• [Aim]: Below, locate the line that contains "Write a Python". Repeat exactly from that line to the line that contains "plt.rcParams['axes.unicode_minus'] = False", inclusive, leaving out the pictures.
↓
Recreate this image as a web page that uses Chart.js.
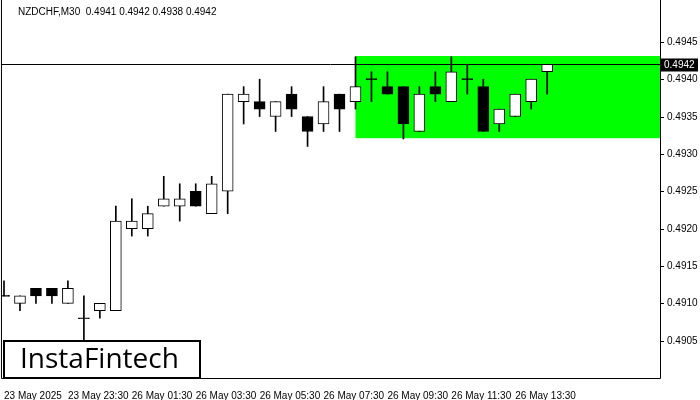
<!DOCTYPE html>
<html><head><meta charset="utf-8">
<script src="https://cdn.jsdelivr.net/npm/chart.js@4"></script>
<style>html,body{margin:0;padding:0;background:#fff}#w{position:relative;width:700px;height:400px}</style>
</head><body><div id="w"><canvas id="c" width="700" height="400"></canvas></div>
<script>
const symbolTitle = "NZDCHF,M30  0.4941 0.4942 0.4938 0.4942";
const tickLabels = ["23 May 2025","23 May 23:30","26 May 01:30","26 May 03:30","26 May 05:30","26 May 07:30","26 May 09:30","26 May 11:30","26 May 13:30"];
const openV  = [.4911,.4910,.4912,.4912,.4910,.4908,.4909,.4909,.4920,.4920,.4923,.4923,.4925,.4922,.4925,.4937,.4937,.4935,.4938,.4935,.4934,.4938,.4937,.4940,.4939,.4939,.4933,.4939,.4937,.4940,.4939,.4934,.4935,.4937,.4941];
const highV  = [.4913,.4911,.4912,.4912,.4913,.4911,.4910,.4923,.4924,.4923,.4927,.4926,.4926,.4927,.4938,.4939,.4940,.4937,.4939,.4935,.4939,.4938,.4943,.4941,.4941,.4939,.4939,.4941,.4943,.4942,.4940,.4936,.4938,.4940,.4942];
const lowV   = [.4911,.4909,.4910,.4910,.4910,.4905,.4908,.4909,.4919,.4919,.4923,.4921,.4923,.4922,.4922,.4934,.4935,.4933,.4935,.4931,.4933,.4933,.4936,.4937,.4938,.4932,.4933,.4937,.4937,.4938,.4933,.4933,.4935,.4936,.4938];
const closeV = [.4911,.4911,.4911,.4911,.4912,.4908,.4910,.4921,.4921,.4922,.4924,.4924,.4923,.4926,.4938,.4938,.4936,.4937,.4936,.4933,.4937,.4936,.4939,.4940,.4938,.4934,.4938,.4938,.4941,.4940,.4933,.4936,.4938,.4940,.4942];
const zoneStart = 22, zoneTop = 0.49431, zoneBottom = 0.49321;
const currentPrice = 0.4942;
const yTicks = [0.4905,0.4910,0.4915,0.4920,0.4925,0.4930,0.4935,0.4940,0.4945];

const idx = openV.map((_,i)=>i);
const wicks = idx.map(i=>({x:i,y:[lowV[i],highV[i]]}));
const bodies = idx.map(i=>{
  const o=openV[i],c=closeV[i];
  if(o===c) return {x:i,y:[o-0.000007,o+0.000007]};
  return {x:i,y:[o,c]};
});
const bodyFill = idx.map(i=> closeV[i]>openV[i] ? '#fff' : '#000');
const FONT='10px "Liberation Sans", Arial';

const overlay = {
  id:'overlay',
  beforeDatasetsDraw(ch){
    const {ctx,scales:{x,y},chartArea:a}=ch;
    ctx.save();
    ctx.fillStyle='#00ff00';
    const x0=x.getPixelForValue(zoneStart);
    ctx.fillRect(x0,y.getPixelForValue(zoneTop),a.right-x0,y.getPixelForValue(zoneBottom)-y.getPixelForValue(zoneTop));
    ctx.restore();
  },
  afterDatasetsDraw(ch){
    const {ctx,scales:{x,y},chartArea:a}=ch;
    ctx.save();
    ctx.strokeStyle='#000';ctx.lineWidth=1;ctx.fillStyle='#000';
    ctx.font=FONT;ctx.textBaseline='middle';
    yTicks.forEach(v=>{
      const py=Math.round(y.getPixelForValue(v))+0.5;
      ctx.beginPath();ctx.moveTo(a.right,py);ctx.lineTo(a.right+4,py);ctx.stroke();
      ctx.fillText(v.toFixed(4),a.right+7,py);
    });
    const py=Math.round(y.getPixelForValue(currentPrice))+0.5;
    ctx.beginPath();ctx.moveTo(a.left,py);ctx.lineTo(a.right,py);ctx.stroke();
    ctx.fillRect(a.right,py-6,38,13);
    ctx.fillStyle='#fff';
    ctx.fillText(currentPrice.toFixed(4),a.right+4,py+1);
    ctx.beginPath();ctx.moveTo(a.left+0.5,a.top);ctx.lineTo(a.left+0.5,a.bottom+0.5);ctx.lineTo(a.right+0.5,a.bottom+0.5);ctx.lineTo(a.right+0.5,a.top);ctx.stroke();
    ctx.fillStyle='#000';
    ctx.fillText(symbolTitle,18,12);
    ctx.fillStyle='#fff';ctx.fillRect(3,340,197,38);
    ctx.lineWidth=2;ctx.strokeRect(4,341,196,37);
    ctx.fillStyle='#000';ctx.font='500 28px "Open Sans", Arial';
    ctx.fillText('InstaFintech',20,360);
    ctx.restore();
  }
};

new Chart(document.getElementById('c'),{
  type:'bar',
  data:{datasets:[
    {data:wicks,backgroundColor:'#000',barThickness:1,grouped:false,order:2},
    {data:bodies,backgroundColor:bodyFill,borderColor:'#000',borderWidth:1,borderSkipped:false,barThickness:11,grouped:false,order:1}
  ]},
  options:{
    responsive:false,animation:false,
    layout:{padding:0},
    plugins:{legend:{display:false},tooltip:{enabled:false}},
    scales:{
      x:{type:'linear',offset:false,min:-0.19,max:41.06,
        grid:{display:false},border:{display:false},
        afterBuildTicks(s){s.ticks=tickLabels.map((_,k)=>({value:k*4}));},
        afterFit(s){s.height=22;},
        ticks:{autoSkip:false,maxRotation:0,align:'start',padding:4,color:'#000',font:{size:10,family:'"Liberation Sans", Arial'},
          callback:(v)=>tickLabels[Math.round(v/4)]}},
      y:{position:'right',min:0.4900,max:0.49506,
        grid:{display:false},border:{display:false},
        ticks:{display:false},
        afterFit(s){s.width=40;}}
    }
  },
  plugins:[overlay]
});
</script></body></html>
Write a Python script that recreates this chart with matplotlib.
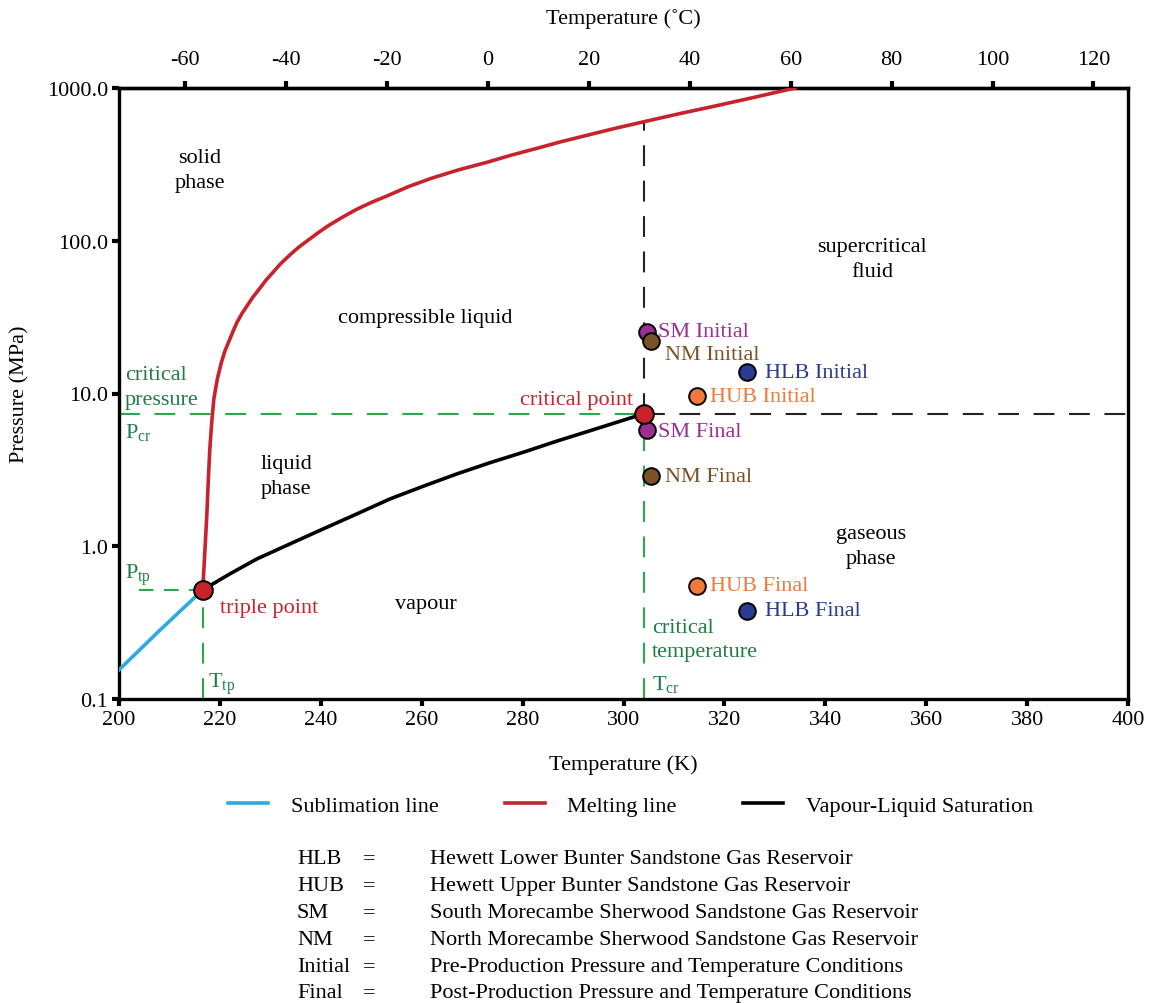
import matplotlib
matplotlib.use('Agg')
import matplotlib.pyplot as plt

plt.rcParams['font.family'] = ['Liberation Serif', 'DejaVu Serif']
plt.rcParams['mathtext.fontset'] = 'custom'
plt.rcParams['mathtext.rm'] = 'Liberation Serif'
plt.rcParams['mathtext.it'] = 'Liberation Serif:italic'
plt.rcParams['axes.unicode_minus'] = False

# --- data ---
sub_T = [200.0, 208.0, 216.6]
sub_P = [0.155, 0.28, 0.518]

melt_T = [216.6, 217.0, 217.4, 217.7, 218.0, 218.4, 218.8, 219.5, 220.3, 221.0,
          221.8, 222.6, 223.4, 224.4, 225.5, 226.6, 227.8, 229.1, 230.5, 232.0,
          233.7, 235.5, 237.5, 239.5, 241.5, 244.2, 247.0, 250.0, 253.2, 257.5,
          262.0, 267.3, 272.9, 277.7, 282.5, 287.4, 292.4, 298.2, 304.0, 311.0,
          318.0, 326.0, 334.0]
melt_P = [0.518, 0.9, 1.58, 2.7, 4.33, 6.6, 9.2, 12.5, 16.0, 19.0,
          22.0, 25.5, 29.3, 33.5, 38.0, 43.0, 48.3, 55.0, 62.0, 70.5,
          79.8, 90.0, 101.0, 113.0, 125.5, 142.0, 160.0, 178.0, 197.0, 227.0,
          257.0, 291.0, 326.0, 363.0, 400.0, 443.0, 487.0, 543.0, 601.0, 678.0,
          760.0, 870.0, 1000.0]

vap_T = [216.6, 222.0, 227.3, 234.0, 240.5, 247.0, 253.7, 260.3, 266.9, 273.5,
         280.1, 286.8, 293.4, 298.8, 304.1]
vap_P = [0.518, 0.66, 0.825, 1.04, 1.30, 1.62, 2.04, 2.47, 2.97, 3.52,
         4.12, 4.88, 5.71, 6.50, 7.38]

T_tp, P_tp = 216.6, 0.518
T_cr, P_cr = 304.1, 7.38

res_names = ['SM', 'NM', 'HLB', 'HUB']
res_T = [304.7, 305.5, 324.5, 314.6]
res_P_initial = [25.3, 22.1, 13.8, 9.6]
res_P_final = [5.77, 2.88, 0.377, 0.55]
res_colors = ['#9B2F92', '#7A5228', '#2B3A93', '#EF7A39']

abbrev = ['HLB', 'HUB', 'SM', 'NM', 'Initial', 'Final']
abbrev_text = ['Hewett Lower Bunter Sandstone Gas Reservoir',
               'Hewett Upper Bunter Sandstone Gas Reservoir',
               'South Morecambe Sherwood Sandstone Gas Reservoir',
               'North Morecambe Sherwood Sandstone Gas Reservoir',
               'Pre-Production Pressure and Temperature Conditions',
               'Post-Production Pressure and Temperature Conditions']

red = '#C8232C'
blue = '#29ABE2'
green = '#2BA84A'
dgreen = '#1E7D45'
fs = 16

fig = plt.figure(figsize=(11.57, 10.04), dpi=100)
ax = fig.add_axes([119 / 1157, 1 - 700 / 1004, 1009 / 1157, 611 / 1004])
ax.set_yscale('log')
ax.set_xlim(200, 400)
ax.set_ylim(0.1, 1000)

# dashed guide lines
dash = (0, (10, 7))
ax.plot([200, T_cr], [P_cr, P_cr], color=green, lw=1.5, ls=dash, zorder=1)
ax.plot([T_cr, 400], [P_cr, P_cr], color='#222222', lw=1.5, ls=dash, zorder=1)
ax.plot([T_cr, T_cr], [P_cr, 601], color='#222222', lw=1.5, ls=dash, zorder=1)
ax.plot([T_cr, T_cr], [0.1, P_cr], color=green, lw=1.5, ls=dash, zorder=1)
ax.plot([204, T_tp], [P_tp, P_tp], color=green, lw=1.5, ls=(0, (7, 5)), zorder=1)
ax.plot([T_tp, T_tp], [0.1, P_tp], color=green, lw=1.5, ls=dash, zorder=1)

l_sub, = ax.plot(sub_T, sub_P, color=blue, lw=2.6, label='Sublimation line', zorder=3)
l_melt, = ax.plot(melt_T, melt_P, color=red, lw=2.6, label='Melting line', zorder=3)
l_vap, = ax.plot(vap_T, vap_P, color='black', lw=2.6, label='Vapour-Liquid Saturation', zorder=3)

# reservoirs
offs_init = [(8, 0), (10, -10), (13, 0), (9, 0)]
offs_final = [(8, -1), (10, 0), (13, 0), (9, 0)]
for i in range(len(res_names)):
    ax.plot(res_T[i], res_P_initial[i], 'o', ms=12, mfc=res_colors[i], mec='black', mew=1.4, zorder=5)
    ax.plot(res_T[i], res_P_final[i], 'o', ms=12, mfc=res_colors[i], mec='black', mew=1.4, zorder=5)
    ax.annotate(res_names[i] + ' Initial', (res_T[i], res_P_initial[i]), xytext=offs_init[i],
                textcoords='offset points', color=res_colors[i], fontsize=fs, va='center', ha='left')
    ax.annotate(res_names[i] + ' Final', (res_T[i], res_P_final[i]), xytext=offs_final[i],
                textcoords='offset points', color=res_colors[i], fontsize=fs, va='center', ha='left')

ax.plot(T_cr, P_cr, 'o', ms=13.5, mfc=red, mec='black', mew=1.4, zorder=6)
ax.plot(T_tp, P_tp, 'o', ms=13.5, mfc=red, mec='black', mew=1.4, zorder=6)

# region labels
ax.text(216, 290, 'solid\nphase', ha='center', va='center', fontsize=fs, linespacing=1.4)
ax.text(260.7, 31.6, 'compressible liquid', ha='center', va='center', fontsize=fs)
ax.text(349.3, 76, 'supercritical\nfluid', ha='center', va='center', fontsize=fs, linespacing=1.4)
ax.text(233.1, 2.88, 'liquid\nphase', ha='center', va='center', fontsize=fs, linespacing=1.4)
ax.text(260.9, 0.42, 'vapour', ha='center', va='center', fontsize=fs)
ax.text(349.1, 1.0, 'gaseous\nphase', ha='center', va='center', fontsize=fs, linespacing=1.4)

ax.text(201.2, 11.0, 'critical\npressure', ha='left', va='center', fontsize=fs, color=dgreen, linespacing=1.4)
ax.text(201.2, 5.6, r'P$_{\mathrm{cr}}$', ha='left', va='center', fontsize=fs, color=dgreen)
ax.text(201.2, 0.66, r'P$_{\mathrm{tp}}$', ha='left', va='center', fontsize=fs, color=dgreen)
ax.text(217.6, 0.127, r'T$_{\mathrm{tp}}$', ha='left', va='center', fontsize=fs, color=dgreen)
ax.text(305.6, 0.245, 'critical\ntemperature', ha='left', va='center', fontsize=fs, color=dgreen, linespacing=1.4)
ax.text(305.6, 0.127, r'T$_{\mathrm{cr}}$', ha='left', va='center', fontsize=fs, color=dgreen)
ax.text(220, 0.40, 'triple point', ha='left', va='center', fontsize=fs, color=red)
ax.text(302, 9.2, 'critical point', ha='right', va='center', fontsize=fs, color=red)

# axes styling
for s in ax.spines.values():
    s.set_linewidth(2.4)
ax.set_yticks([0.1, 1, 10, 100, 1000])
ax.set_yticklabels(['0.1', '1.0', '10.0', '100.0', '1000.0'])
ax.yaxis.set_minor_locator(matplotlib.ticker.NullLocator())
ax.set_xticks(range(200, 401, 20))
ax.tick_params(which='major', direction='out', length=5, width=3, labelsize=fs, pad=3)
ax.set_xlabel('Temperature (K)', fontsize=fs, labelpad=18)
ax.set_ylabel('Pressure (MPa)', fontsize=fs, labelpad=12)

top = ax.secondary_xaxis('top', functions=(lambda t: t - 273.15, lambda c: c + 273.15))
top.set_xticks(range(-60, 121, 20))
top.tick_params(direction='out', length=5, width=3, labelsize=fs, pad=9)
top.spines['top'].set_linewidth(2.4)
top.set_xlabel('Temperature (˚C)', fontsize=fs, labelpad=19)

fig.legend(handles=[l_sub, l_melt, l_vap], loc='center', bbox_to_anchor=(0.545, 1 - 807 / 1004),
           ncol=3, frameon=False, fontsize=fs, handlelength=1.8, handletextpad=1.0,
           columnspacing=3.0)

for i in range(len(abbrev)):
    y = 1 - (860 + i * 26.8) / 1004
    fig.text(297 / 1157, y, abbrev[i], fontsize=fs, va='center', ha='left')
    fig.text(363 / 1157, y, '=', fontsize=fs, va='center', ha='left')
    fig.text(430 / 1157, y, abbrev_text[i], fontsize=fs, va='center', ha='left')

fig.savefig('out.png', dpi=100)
↑
• [Output of the task]:
Write a Python script that recreates this chart with matplotlib.
import matplotlib
matplotlib.use('Agg')
import matplotlib.pyplot as plt

plt.rcParams['font.family'] = ['Liberation Serif', 'DejaVu Serif']
plt.rcParams['mathtext.fontset'] = 'custom'
plt.rcParams['mathtext.rm'] = 'Liberation Serif'
plt.rcParams['mathtext.it'] = 'Liberation Serif:italic'
plt.rcParams['axes.unicode_minus'] = False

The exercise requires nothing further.